The Government reviews relevant codes and guidelines from time to time having regard to practical needs in order to ensure the safety of residents. SWD set up a working group in June 2017, with members comprising stakeholders from different sectors, to put forth concrete suggestions for the amendments of the Ordinance, its subsidiary legislation and the CoP. Separately, SWD is currently reviewing, in collaboration with DH and HA, the Operational Manual on Drug Management with a view to providing clearer guidelines for the operators and care staff of RCHEs. SWD will consider introducing guidelines relating to use of technology in revising the CoP and the Operational Manual on Drug Management.
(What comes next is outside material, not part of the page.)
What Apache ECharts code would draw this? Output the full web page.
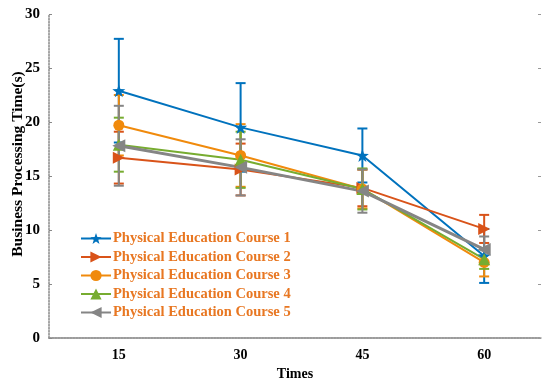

(3) Through different programmes under the Innovation and Technology Fund (ITF), the Innovation and Technology Commission has been subsidising and encouraging universities, local public research institutions (e.g. research and development (R&D) centres) and private companies to conduct R&D projects in various technology areas and conduct trials of their R&D outcomes in the public sector, including projects involving gerontechnology. For instance, the Government provides additional funding for ITF funded R&D projects as well as the incubatees of the Hong Kong Science and Technology Parks Corporation and Cyberport through the Public Sector Trial Scheme for the production of prototypes/samples for trials in the public sector (e.g. elderly service units subvented by SWD). In addition, the Innovation and Technology Fund for Better Living launched by ITB supports eligible organisations in applying innovation and technology to improve people's daily life or address the needs of specific community groups (including elderly persons).
As announced in The Chief Executive's 2017 Policy Address, the Government will earmark $1 billion for a fund to subsidise elderly and rehabilitation service units to try out and procure technology products, so as to improve the quality of life of service users as well as reduce the burden and pressure on care staff and carers. The new fund will be named as the Innovation and Technology Fund for Application in Elderly and Rehabilitation Care. Eligible elderly and rehabilitation service units can apply to the fund for subsidies to procure or rent technology products or try out newly developed technology products. The grant may cover the cost of staff training on how to use the relevant technology products and the cost of warranty/maintenance of the products for a maximum of five years. The Government plans to launch the fund in the fourth quarter of 2018. At the same time, SWD will invite relevant organisations and institutions as working partners to promote advanced technology products among the sector. SWD will also commission the Hong Kong Council of Social Service (HKCSS) to promote to the sector the application of innovative technology in long-term care services. HKCSS will co-ordinate and facilitate experience exchange and partnership among various stakeholders.
The Government will continue to promote the development of gerontechnology through communication and collaboration among the bureaux and departments concerned.